🤖 AI Summary
This work addresses the low data efficiency of imitation learning in garment hook insertion tasks caused by insufficiently precise state information. To overcome this limitation, the authors integrate sensors directly into the object to obtain high-fidelity state signals and combine teleoperated demonstrations with diffusion policy training. They demonstrate for the first time that black-box imitation learning policies can spontaneously prioritize instrumental signals over visual inputs. Furthermore, by distilling expert trajectories enhanced with instrumental feedback, they derive a high-performance vision-only policy that surpasses conventional visual imitation learning approaches.
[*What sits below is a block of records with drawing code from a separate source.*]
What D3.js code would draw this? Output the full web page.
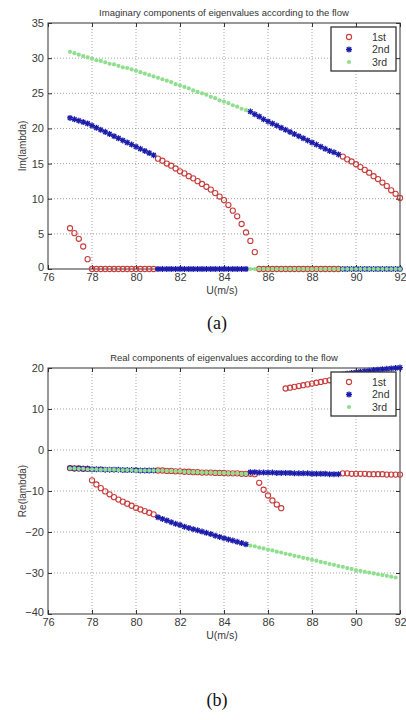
<!DOCTYPE html>
<html><head><meta charset="utf-8">
<script src="https://cdn.jsdelivr.net/npm/d3@7"></script>
<style>body{margin:0;background:#fff}svg{display:block}</style>
</head><body>
<script>
// ---- data ----
const U = [77,77.2,77.4,77.6,77.8,78,78.2,78.4,78.6,78.8,
  79,79.2,79.4,79.6,79.8,80,80.2,80.4,80.6,80.8,
  81,81.2,81.4,81.6,81.8,82,82.2,82.4,82.6,82.8,
  83,83.2,83.4,83.6,83.8,84,84.2,84.4,84.6,84.8,
  85,85.2,85.4,85.6,85.8,86,86.2,86.4,86.6,86.8,
  87,87.2,87.4,87.6,87.8,88,88.2,88.4,88.6,88.8,
  89,89.2,89.4,89.6,89.8,90,90.2,90.4,90.6,90.8,
  91,91.2,91.4,91.6,91.8,92];
const xTicks = [76,78,80,82,84,86,88,90,92];
const imTicks = [0,5,10,15,20,25,30,35];
const reTicks = [-40,-30,-20,-10,0,10,20];
const seriesNames = ["1st","2nd","3rd"];

const im1st = [5.8,5.1,4.3,3.2,1.4,0,0,0,0,0,
  0,0,0,0,0,0,0,0,0,0,
  15.7,15.4,15.0,14.7,14.3,13.9,13.6,13.2,12.9,12.5,
  12.1,11.7,11.3,10.8,10.3,9.8,9.1,8.3,7.5,6.4,
  5.2,4.0,2.4,0,0,0,0,0,0,0,
  0,0,0,0,0,0,0,0,0,0,
  0,0,16.0,15.6,15.3,14.9,14.5,14.1,13.7,13.2,
  12.8,12.3,11.8,11.2,10.7,10.1];
const im2nd = [21.5,21.3,21.1,20.9,20.7,20.4,20.1,19.8,19.5,19.2,
  18.9,18.6,18.3,18.0,17.7,17.4,17.1,16.8,16.5,16.2,
  0,0,0,0,0,0,0,0,0,0,
  0,0,0,0,0,0,0,0,0,0,
  0,22.4,22.0,21.7,21.3,21.0,20.7,20.4,20.1,19.8,
  19.5,19.2,18.9,18.6,18.3,18.0,17.7,17.4,17.1,16.8,
  16.6,16.3,0,0,0,0,0,0,0,0,
  0,0,0,0,0,0];
const im3rd = [30.9,30.7,30.5,30.3,30.1,29.9,29.7,29.6,29.4,29.2,
  29.1,28.9,28.7,28.6,28.4,28.2,28.0,27.8,27.6,27.4,
  27.2,27.0,26.8,26.6,26.3,26.1,25.9,25.7,25.4,25.2,
  25.0,24.8,24.5,24.3,24.0,23.8,23.6,23.3,23.1,22.8,
  22.6,0,0,0,0,0,0,0,0,0,
  0,0,0,0,0,0,0,0,0,0,
  0,0,0,0,0,0,0,0,0,0,
  0,0,0,0,0,0];

const re1st = [-4.4,-4.5,-4.5,-4.6,-4.6,-7.4,-8.4,-9.3,-10.1,-10.8,
  -11.5,-12.1,-12.6,-13.1,-13.6,-14.1,-14.5,-14.9,-15.3,-15.7,
  -5.0,-5.0,-5.1,-5.1,-5.2,-5.2,-5.3,-5.3,-5.4,-5.4,
  -5.5,-5.5,-5.5,-5.6,-5.6,-5.6,-5.7,-5.7,-5.7,-5.8,
  -5.8,-5.8,-5.9,-8.0,-9.7,-11.1,-12.3,-13.3,-14.2,15.0,
  15.2,15.4,15.6,15.8,16.0,16.2,16.4,16.6,16.8,17.0,
  17.2,17.4,-5.7,-5.7,-5.8,-5.8,-5.8,-5.8,-5.9,-5.9,
  -5.9,-5.9,-6.0,-6.0,-6.0,-6.0];
const re2nd = [-4.4,-4.5,-4.5,-4.6,-4.6,-4.7,-4.7,-4.7,-4.8,-4.8,
  -4.8,-4.8,-4.9,-4.9,-4.9,-4.9,-5.0,-5.0,-5.0,-5.0,
  -16.4,-16.8,-17.2,-17.6,-18.0,-18.3,-18.7,-19.0,-19.3,-19.6,
  -19.9,-20.2,-20.5,-20.9,-21.2,-21.5,-21.8,-22.1,-22.4,-22.7,
  -23.0,-5.4,-5.4,-5.5,-5.5,-5.5,-5.5,-5.6,-5.6,-5.6,
  -5.6,-5.7,-5.7,-5.7,-5.7,-5.8,-5.8,-5.8,-5.8,-5.9,
  -5.9,-5.9,18.4,18.6,18.8,18.9,19.1,19.2,19.3,19.5,
  19.6,19.7,19.8,19.9,20.0,20.1];
const re3rd = [-4.5,-4.5,-4.6,-4.6,-4.7,-4.7,-4.7,-4.8,-4.8,-4.8,
  -4.8,-4.9,-4.9,-4.9,-4.9,-5.0,-5.0,-5.0,-5.0,-5.0,
  -5.0,-5.0,-5.1,-5.1,-5.2,-5.2,-5.3,-5.3,-5.4,-5.4,
  -5.5,-5.5,-5.5,-5.6,-5.6,-5.6,-5.7,-5.7,-5.7,-5.8,
  -5.8,-23.3,-23.5,-23.8,-24.0,-24.3,-24.5,-24.8,-25.0,-25.3,
  -25.5,-25.8,-26.0,-26.3,-26.5,-26.8,-27.0,-27.3,-27.5,-27.8,
  -28.0,-28.3,-28.5,-28.8,-29.0,-29.3,-29.5,-29.7,-29.9,-30.1,
  -30.3,-30.5,-30.7,-30.9,-31.1,null];

// ---- drawing ----
const W = 406, H = 720;
const svg = d3.select("body").append("svg").attr("width", W).attr("height", H);
const FONT = "'Liberation Sans', Arial, sans-serif";
const RED = "#c83c3c", BLUE = "#1c1cab", GREEN = "#8fdf8f";
const asterisk = "M-3,0H3M0,-3V3M-2.2,-2.2L2.2,2.2M-2.2,2.2L2.2,-2.2";

function drawChart(cfg) {
  const L = 48, R = 400;
  const x = d3.scaleLinear().domain([76, 92]).range([L, R]);
  const y = d3.scaleLinear().domain(cfg.domain).range([cfg.bottom, cfg.top]);
  const g = svg.append("g");

  // grid
  g.append("g").selectAll("line").data(xTicks.slice(1, -1)).join("line")
    .attr("x1", d => x(d)).attr("x2", d => x(d)).attr("y1", cfg.top).attr("y2", cfg.bottom)
    .attr("stroke", "#8a8a8a").attr("stroke-width", 0.8).attr("stroke-dasharray", "1,2");
  g.append("g").selectAll("line").data(cfg.ticks.slice(1, -1)).join("line")
    .attr("y1", d => y(d)).attr("y2", d => y(d)).attr("x1", L).attr("x2", R)
    .attr("stroke", "#8a8a8a").attr("stroke-width", 0.8).attr("stroke-dasharray", "1,2");

  // axes
  const styleAxis = sel => {
    sel.select(".domain").remove();
    sel.selectAll(".tick line").attr("stroke", "#333");
    sel.selectAll("text").attr("fill", "#3a3a3a").style("font-family", FONT).style("font-size", "11px");
  };
  g.append("g").attr("transform", `translate(0,${cfg.bottom})`)
    .call(d3.axisBottom(x).tickValues(xTicks).tickSizeInner(-4).tickSizeOuter(0).tickPadding(4.5).tickFormat(d3.format("d")))
    .call(styleAxis);
  const yAx = g.append("g").attr("transform", `translate(${L},0)`)
    .call(d3.axisLeft(y).tickValues(cfg.ticks).tickSizeInner(-4).tickSizeOuter(0).tickPadding(4).tickFormat(d3.format("d")))
    .call(styleAxis);
  // lowest y label sits slightly raised, as in the reference
  yAx.selectAll(".tick text").filter(d => d === cfg.domain[0]).attr("dy", "0.1em");
  g.append("g").attr("transform", `translate(0,${cfg.top})`)
    .call(d3.axisTop(x).tickValues(xTicks).tickSizeInner(-4).tickSizeOuter(0).tickFormat(""))
    .call(styleAxis);
  g.append("g").attr("transform", `translate(${R},0)`)
    .call(d3.axisRight(y).tickValues(cfg.ticks).tickSizeInner(-4).tickSizeOuter(0).tickFormat(""))
    .call(styleAxis);
  g.append("rect").attr("x", L).attr("y", cfg.top).attr("width", R - L).attr("height", cfg.bottom - cfg.top)
    .attr("fill", "none").attr("stroke", "#333").attr("stroke-width", 1);

  // data
  const pts = vals => U.map((u, i) => ({u, v: vals[i]})).filter(d => d.v !== null);
  g.append("g").selectAll("circle").data(pts(cfg.s1)).join("circle")
    .attr("cx", d => x(d.u)).attr("cy", d => y(d.v)).attr("r", 2.6)
    .attr("fill", "none").attr("stroke", RED).attr("stroke-width", 1.1);
  g.append("g").selectAll("path").data(pts(cfg.s2)).join("path")
    .attr("transform", d => `translate(${x(d.u)},${y(d.v)})`).attr("d", asterisk)
    .attr("stroke", BLUE).attr("stroke-width", 1.3).attr("fill", "none");
  g.append("g").selectAll("circle").data(pts(cfg.s3)).join("circle")
    .attr("cx", d => x(d.u)).attr("cy", d => y(d.v)).attr("r", 2.1)
    .attr("fill", GREEN);

  // title and labels
  g.append("text").attr("x", (L + R) / 2).attr("y", cfg.top - 7).attr("text-anchor", "middle")
    .style("font-family", FONT).style("font-size", "9.5px").attr("fill", "#333").text(cfg.title);
  g.append("text").attr("x", (L + R) / 2 - 2).attr("y", cfg.bottom + 25).attr("text-anchor", "middle")
    .style("font-family", FONT).style("font-size", "10.5px").attr("fill", "#3a3a3a").text("U(m/s)");
  g.append("text").attr("transform", `translate(26,${(cfg.top + cfg.bottom) / 2}) rotate(-90)`)
    .attr("text-anchor", "middle").style("font-family", FONT).style("font-size", "10px")
    .attr("fill", "#3a3a3a").text(cfg.ylabel);

  // legend
  const lx = 331, ly = cfg.legendTop, lw = 65, lh = 44;
  const lg = g.append("g");
  lg.append("rect").attr("x", lx).attr("y", ly).attr("width", lw).attr("height", lh)
    .attr("fill", "#fff").attr("stroke", "#333").attr("stroke-width", 1.3);
  seriesNames.forEach((name, i) => {
    const cy = ly + 10 + i * 12.5, mx = lx + 18;
    if (i === 0) lg.append("circle").attr("cx", mx).attr("cy", cy).attr("r", 2.6).attr("fill", "none").attr("stroke", RED).attr("stroke-width", 1.1);
    if (i === 1) lg.append("path").attr("transform", `translate(${mx},${cy})`).attr("d", asterisk).attr("stroke", BLUE).attr("stroke-width", 1.3);
    if (i === 2) lg.append("circle").attr("cx", mx).attr("cy", cy).attr("r", 2.1).attr("fill", GREEN);
    lg.append("text").attr("x", lx + 41).attr("y", cy + 3.5).style("font-family", FONT).style("font-size", "10.5px")
      .attr("fill", "#333").text(name);
  });
}

drawChart({top: 23, bottom: 269, domain: [0, 35], ticks: imTicks,
  s1: im1st, s2: im2nd, s3: im3rd, legendTop: 27,
  title: "Imaginary components of eigenvalues according to the flow", ylabel: "Im(lambda)"});
drawChart({top: 368, bottom: 614, domain: [-40, 20], ticks: reTicks,
  s1: re1st, s2: re2nd, s3: re3rd, legendTop: 372,
  title: "Real components of eigenvalues according to the flow", ylabel: "Re(lambda)"});

svg.append("text").attr("x", 217).attr("y", 329).attr("text-anchor", "middle")
  .style("font-family", "'Liberation Serif', 'Times New Roman', serif").style("font-size", "18px")
  .attr("fill", "#111").text("(a)");
svg.append("text").attr("x", 217).attr("y", 706).attr("text-anchor", "middle")
  .style("font-family", "'Liberation Serif', 'Times New Roman', serif").style("font-size", "18px")
  .attr("fill", "#111").text("(b)");
</script>
</body></html>
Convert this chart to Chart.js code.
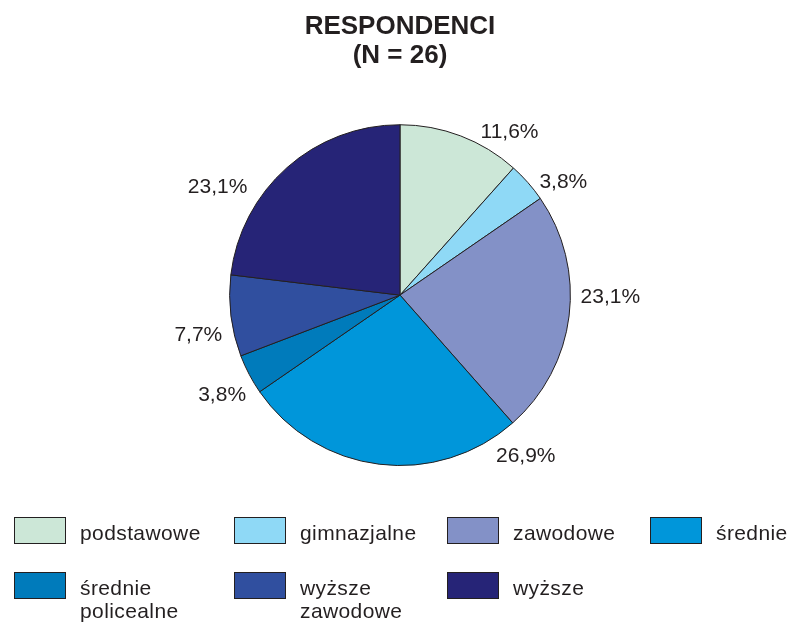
<!DOCTYPE html>
<html>
<head>
<meta charset="utf-8">
<title>Respondenci</title>
<script src="https://cdn.jsdelivr.net/npm/chart.js@4.4.1/dist/chart.umd.min.js"></script>
<style>
    html, body { margin: 0; padding: 0; background: #fff; }
    #wrap { width: 792px; height: 625px; position: relative; }
</style>
</head>
<body>
<div id="wrap"><canvas id="pieChart"></canvas></div>
<script>
// dane z wykresu
const categories = ['podstawowe', 'gimnazjalne', 'zawodowe', 'średnie', 'średnie policealne', 'wyższe zawodowe', 'wyższe'];
const shares = [11.6, 3.8, 23.1, 26.9, 3.8, 7.7, 23.1];
const colors = ['#cce7d7', '#8fd9f6', '#8391c7', '#0096da', '#007bbb', '#304f9f', '#262477'];
const titleLines = ['RESPONDENCI', '(N = 26)'];

const TEXT_COLOR = '#231f20';
const FONT = '"Liberation Sans", Arial, sans-serif';

// etykiety procentowe przy wycinkach
const percentLabels = {
    id: 'percentLabels',
    afterDatasetsDraw(chart, args, opts) {
        const ctx = chart.ctx;
        const arcs = chart.getDatasetMeta(0).data;
        ctx.save();
        ctx.font = '21px ' + FONT;
        ctx.fillStyle = TEXT_COLOR;
        ctx.textAlign = 'center';
        ctx.textBaseline = 'middle';
        arcs.forEach((arc, i) => {
            const p = arc.getProps(['x', 'y', 'outerRadius'], true);
            const a = opts.angles[i] * Math.PI / 180;
            const r = p.outerRadius + opts.gaps[i];
            const txt = shares[i].toFixed(1).replace('.', ',') + '%';
            ctx.fillText(txt, p.x + r * Math.sin(a), p.y - r * Math.cos(a) + 1);
        });
        ctx.restore();
    }
};

// legenda w układzie 4 kolumn (jak w oryginale)
const gridLegend = {
    id: 'gridLegend',
    afterDraw(chart, args, opts) {
        const ctx = chart.ctx;
        ctx.save();
        ctx.font = '21px ' + FONT;
        if ('letterSpacing' in ctx) ctx.letterSpacing = '0.4px';
        ctx.textAlign = 'left';
        ctx.textBaseline = 'alphabetic';
        chart.data.labels.forEach((label, i) => {
            const col = i % opts.columns.length;
            const row = Math.floor(i / opts.columns.length);
            const x = opts.columns[col];
            const y = opts.rows[row];
            ctx.fillStyle = chart.data.datasets[0].backgroundColor[i];
            ctx.fillRect(x, y, opts.boxW, opts.boxH);
            ctx.strokeStyle = TEXT_COLOR;
            ctx.lineWidth = 1;
            ctx.strokeRect(x + 0.5, y + 0.5, opts.boxW - 1, opts.boxH - 1);
            ctx.fillStyle = TEXT_COLOR;
            const lines = label.split(' ');
            lines.forEach((ln, k) => {
                ctx.fillText(ln, x + opts.textOffset, y + opts.boxH / 2 + 9 + k * opts.lineHeight);
            });
        });
        ctx.restore();
    }
};

const ctx = document.getElementById('pieChart');

const chart = new Chart(ctx, {
    type: 'pie',
    data: {
        labels: categories,
        datasets: [{
            data: shares,
            backgroundColor: colors,
            borderColor: TEXT_COLOR,
            borderWidth: 1
        }]
    },
    options: {
        responsive: true,
        maintainAspectRatio: false,
        animation: false,
        layout: {
            padding: { left: 8, right: 0, top: 0, bottom: 159 }
        },
        plugins: {
            legend: { display: false },
            tooltip: { enabled: false },
            title: {
                display: true,
                text: titleLines,
                color: TEXT_COLOR,
                font: { family: FONT, size: 26, weight: 'bold', lineHeight: 1.12 },
                padding: { top: 12, bottom: 54 }
            },
            percentLabels: {
                angles: [33.7, 55, 90.3, 141.8, 241, 259.1, 300.8],
                gaps: [27, 29, 40, 33, 33, 35, 42]
            },
            gridLegend: {
                columns: [14, 234, 447, 650],
                rows: [517, 572],
                boxW: 52,
                boxH: 27,
                textOffset: 66,
                lineHeight: 23
            }
        }
    },
    plugins: [percentLabels, gridLegend]
});
</script>
</body>
</html>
Experimental results show that the instrumented policy improves task success rates by 14–25 percentage points over purely visual baselines, while the distilled vision-only student policy achieves performance on par with the instrumented expert.
📝 Abstract
Large behaviour models have transformed the field of robotic manipulation, but prohibitive data requirements have thus far prevented a revolution similar to vision language models. We believe that instrumentation, i.e. sensor integration in objects, can provide invaluable state information and enable efficient learning for robotic manipulation. In this paper, we present instrumented imitation learning of clothes hanger insertion. Using 180 teleoperated demonstrations, we train diffusion policies with and without access to instrumentation data. Results show that policies leveraging instrumentation outperform vision-only counterparts by 14-25 %pt and exhibit greater task awareness. Crucially, a black-box imitation learning policy learns to prioritise instrumentation signals without explicit guidance. In addition, enhancing the teleoperation dataset with rollouts from an instrumented expert policy, enables a vision-only student policy to achieve performance comparable to the instrumented expert, thereby surpassing the original vision-only policy. These findings establish instrumentation as a promising strategy to enhance imitation learning for robotic manipulation. Datasets are available on Zenodo.